> Directions
Below are records that hold pictures; write out only the lines from their start through the line with "import matplotlib.transforms as mtransforms", exactly, and drop the pictures.

──────────────────────────────

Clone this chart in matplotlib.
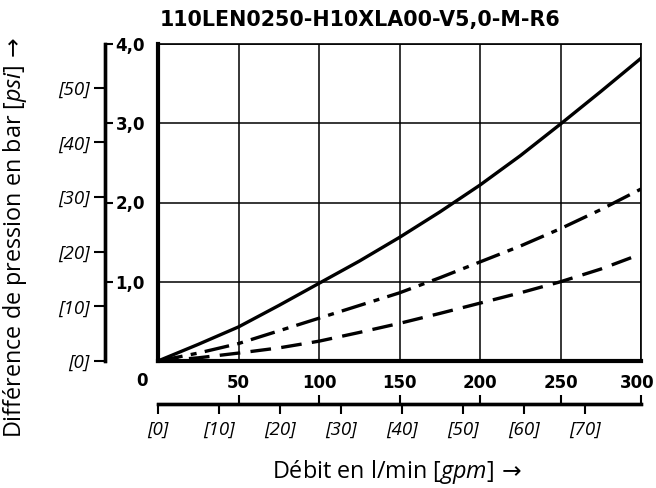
import numpy as np
import matplotlib
matplotlib.use("Agg")
import matplotlib.pyplot as plt
import matplotlib.transforms as mtransforms

# data
flow_lmin = [0, 25, 50, 75, 100, 125, 150, 175, 200, 225, 250, 275, 300]
dp_solid = [0, 0.21, 0.43, 0.70, 0.98, 1.26, 1.56, 1.88, 2.22, 2.59, 2.99, 3.40, 3.82]
dp_dashdot = [0, 0.10, 0.22, 0.38, 0.54, 0.70, 0.86, 1.05, 1.25, 1.45, 1.67, 1.91, 2.17]
dp_dashed = [0, 0.04, 0.10, 0.165, 0.25, 0.36, 0.475, 0.60, 0.73, 0.86, 1.00, 1.16, 1.35]

bar_ticks = [1, 2, 3, 4]
bar_labels = ["1,0", "2,0", "3,0", "4,0"]
psi_ticks = [0, 10, 20, 30, 40, 50]
lmin_ticks = [50, 100, 150, 200, 250, 300]
gpm_ticks = [0, 10, 20, 30, 40, 50, 60, 70]

title = "110LEN0250-H10XLA00-V5,0-M-R6"
BAR_TO_PSI = 14.5038
LMIN_TO_GPM = 1 / 3.78541

plt.rcParams["mathtext.fontset"] = "custom"
plt.rcParams["mathtext.it"] = "Open Sans:italic"
plt.rcParams["mathtext.rm"] = "Open Sans"
plt.rcParams["mathtext.sf"] = "DejaVu Sans"

W, H = 656, 488
fig = plt.figure(figsize=(W / 100, H / 100), dpi=100)

# plot area in pixels
L, R, T, B = 158, 641, 44, 361
rect = [L / W, 1 - B / H, (R - L) / W, (B - T) / H]

ax = fig.add_axes(rect, label="main")
ax.plot(flow_lmin, dp_solid, color="black", lw=2.4)
ax.plot(flow_lmin, dp_dashdot, color="black", lw=2.4, linestyle=(0, (7.5, 2.5, 1.8, 2.5)))
ax.plot(flow_lmin, dp_dashed, color="black", lw=2.4, linestyle=(0, (6.2, 3.1)))
ax.set_xlim(0, 300)
ax.set_ylim(0, 4)
ax.set_xticks(np.arange(0, 301, 50))
ax.set_yticks([0, 1, 2, 3, 4])
ax.tick_params(length=0, labelbottom=False, labelleft=False)
ax.grid(True, color="black", lw=1.1)
ax.spines["left"].set_linewidth(3)
ax.spines["bottom"].set_linewidth(3)
ax.spines["top"].set_linewidth(1.2)
ax.spines["right"].set_linewidth(1.2)

bold_font = dict(family="DejaVu Sans", fontweight="bold", fontsize=12)
ital_font = dict(family="Open Sans", style="italic", fontsize=13.5)

fig.text(160 / W, 1 - 20 / H, title, ha="left", va="center",
         family="DejaVu Sans", fontweight="bold", fontsize=14.9)

off_x = -(L - 105) / (R - L)
off_y = -(404 - B) / (B - T)


def blank_axes(name):
    a = fig.add_axes(rect, label=name)
    a.patch.set_visible(False)
    for s in a.spines.values():
        s.set_visible(False)
    return a


# bar axis (labels to the right of the spine)
ab = blank_axes("bar")
ab.set_ylim(0, 4)
ab.set_xticks([])
ab.spines["right"].set_visible(True)
ab.spines["right"].set_position(("axes", off_x))
ab.spines["right"].set_linewidth(2.4)
ab.yaxis.set_ticks_position("right")
ab.set_yticks(bar_ticks)
ab.set_yticklabels(bar_labels, **bold_font)
ab.tick_params(axis="y", direction="out", length=6, width=1.5, pad=1.5)

# psi axis (labels to the left)
ap = blank_axes("psi")
ap.set_ylim(0, 4 * BAR_TO_PSI)
ap.set_xticks([])
ap.spines["left"].set_visible(True)
ap.spines["left"].set_position(("axes", off_x))
ap.spines["left"].set_linewidth(2.4)
ap.set_yticks(psi_ticks)
ap.set_yticklabels([f"[{v}]" for v in psi_ticks], **ital_font)
ap.tick_params(axis="y", direction="out", length=8, width=1.5, pad=3)

# l/min axis (labels above the spine)
al = blank_axes("lmin")
al.set_xlim(0, 300)
al.set_yticks([])
al.spines["top"].set_visible(True)
al.spines["top"].set_position(("axes", off_y))
al.spines["top"].set_linewidth(2.4)
al.xaxis.set_ticks_position("top")
al.set_xticks(lmin_ticks)
al.set_xticklabels([str(v) for v in lmin_ticks], **bold_font)
al.tick_params(axis="x", direction="out", length=6.5, width=1.5, pad=2)
last = al.get_xticklabels()[-1]
last.set_transform(last.get_transform() + mtransforms.ScaledTranslation(-0.04, 0, fig.dpi_scale_trans))
fig.text(142 / W, 1 - 381 / H, "0", ha="center", va="center", **bold_font)

# gpm axis (labels below)
ag = blank_axes("gpm")
ag.set_xlim(0, 300 * LMIN_TO_GPM)
ag.set_yticks([])
ag.spines["bottom"].set_visible(True)
ag.spines["bottom"].set_position(("axes", off_y))
ag.spines["bottom"].set_linewidth(2.4)
ag.set_xticks(gpm_ticks)
ag.set_xticklabels([f"[{v}]" for v in gpm_ticks], **ital_font)
ag.tick_params(axis="x", direction="out", length=7, width=1.5, pad=5)

label_family = ["Open Sans", "DejaVu Sans"]
fig.text(397 / W, 1 - 472 / H, r"Débit en l/min $\mathit{[gpm]}\,\mathsf{\rightarrow}$",
         ha="center", va="center", family=label_family, fontsize=16.8)
fig.text(15 / W, 1 - 237 / H, r"Différence de pression en bar $\mathit{[psi]}\,\mathsf{\rightarrow}$",
         ha="center", va="center", rotation=90, family=label_family, fontsize=16.8)

fig.savefig("out.png", dpi=100)
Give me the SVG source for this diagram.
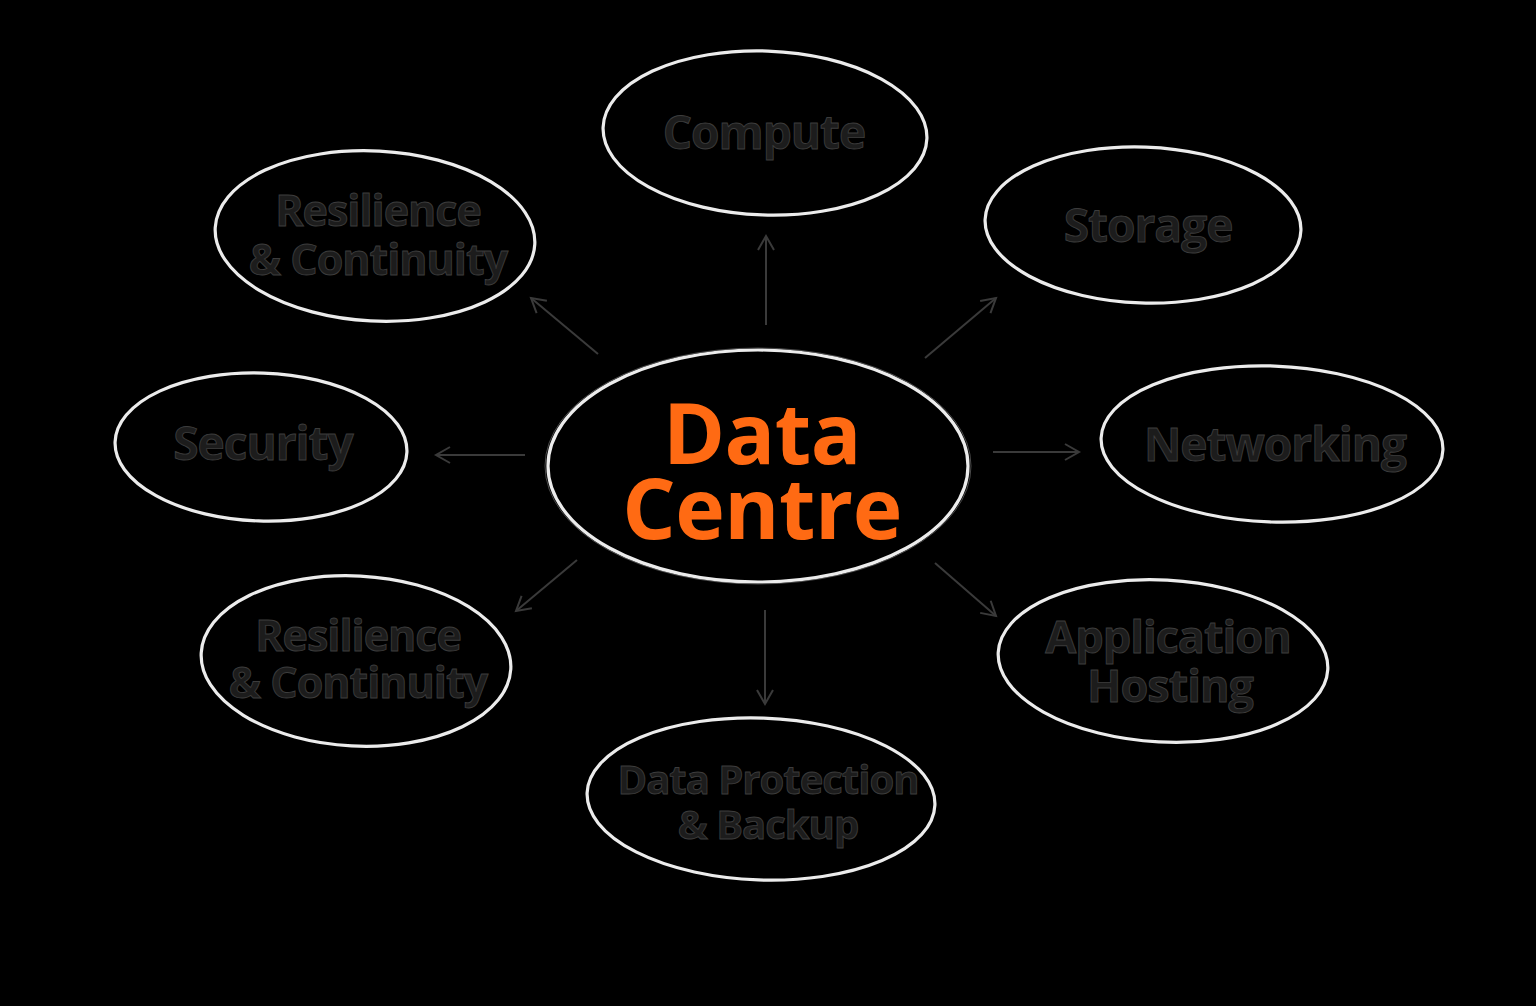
<svg xmlns="http://www.w3.org/2000/svg" width="1536" height="1006" viewBox="0 0 1536 1006">
<style>
.node{fill:#000;stroke:#ececec;stroke-width:3.2}
.node2{fill:none;stroke:#7a7a7a;stroke-width:1;opacity:.6}
.lbl{font-family:"Open Sans","Noto Sans",sans-serif;font-weight:700;fill:#1c1c1c;stroke:#3c3c3c;stroke-width:.9;text-anchor:middle;letter-spacing:-1px}
.main{font-family:"Open Sans","Noto Sans",sans-serif;font-weight:700;fill:#ff6a13;text-anchor:middle;font-size:84px;letter-spacing:-0.5px}
.conn line{stroke:#3a3a3a;stroke-width:2;fill:none;marker-end:url(#ah)}
</style>
<defs>
<marker id="ah" viewBox="0 0 20 20" refX="16" refY="10" markerWidth="20" markerHeight="20" markerUnits="userSpaceOnUse" orient="auto">
<path d="M2,2 L16,10 L2,18" fill="none" stroke="#3a3a3a" stroke-width="2"/>
</marker>
</defs>
<rect width="1536" height="1006" fill="#000"/>
<g id="connectors" class="conn">
<line x1="766" y1="325" x2="766" y2="236"/>
<line x1="925" y1="358" x2="996" y2="298"/>
<line x1="598" y1="354" x2="531" y2="298"/>
<line x1="525" y1="455" x2="436" y2="455"/>
<line x1="993" y1="452" x2="1079" y2="452"/>
<line x1="577" y1="560" x2="516" y2="611"/>
<line x1="935" y1="563" x2="996" y2="616"/>
<line x1="765" y1="610" x2="765" y2="704"/>
</g>
<g id="center">
<ellipse class="node" cx="758" cy="466" rx="210" ry="116"/>
<ellipse class="node2" cx="758" cy="466" rx="213" ry="118"/>
<text class="main"><tspan x="762" y="464">Data</tspan><tspan x="762" y="539">Centre</tspan></text>
</g>
<g id="compute">
<ellipse class="node" cx="765" cy="133" rx="162" ry="82" transform="rotate(2 765 133)"/>
<text class="lbl" x="764" y="149" font-size="46">Compute</text>
</g>
<g id="storage">
<ellipse class="node" cx="1143" cy="225" rx="158" ry="78" transform="rotate(2 1143 225)"/>
<text class="lbl" x="1148" y="242" font-size="46">Storage</text>
</g>
<g id="resilience-top">
<ellipse class="node" cx="375" cy="236" rx="160" ry="85" transform="rotate(3 375 236)"/>
<text class="lbl" font-size="43"><tspan x="378" y="226">Resilience</tspan><tspan x="378" y="275">&amp; Continuity</tspan></text>
</g>
<g id="security">
<ellipse class="node" cx="261" cy="447" rx="146" ry="74" transform="rotate(2 261 447)"/>
<text class="lbl" x="263" y="460" font-size="46">Security</text>
</g>
<g id="networking">
<ellipse class="node" cx="1272" cy="444" rx="171" ry="78" transform="rotate(2 1272 444)"/>
<text class="lbl" x="1275" y="461" font-size="46">Networking</text>
</g>
<g id="resilience-bottom">
<ellipse class="node" cx="356" cy="661" rx="155" ry="85" transform="rotate(3 356 661)"/>
<text class="lbl" font-size="43"><tspan x="358" y="651">Resilience</tspan><tspan x="358" y="698">&amp; Continuity</tspan></text>
</g>
<g id="app-hosting">
<ellipse class="node" cx="1163" cy="661" rx="165" ry="81" transform="rotate(3 1163 661)"/>
<text class="lbl" font-size="45"><tspan x="1168" y="653">Application</tspan><tspan x="1170" y="702">Hosting</tspan></text>
</g>
<g id="data-protection">
<ellipse class="node" cx="761" cy="799" rx="174" ry="81" transform="rotate(2 761 799)"/>
<text class="lbl" font-size="40"><tspan x="768" y="794">Data Protection</tspan><tspan x="768" y="839">&amp; Backup</tspan></text>
</g>
</svg>
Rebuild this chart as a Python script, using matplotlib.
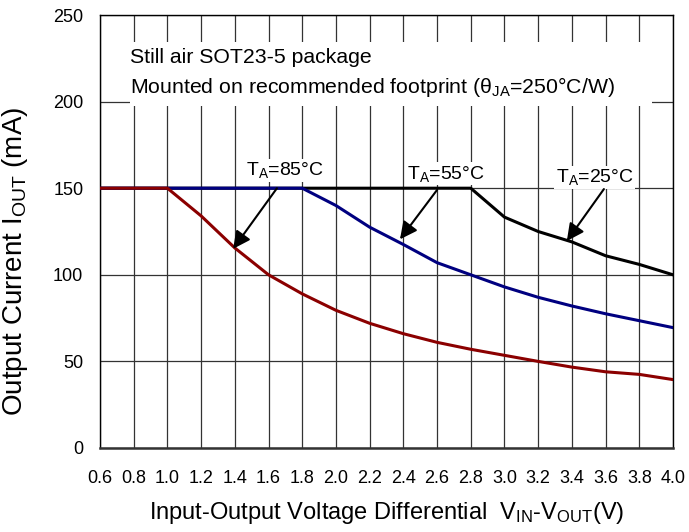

──────────────────────────────

> Task output
Clone this chart in matplotlib.
import numpy as np
import matplotlib
matplotlib.use("Agg")
import matplotlib.pyplot as plt
import matplotlib.transforms as mtransforms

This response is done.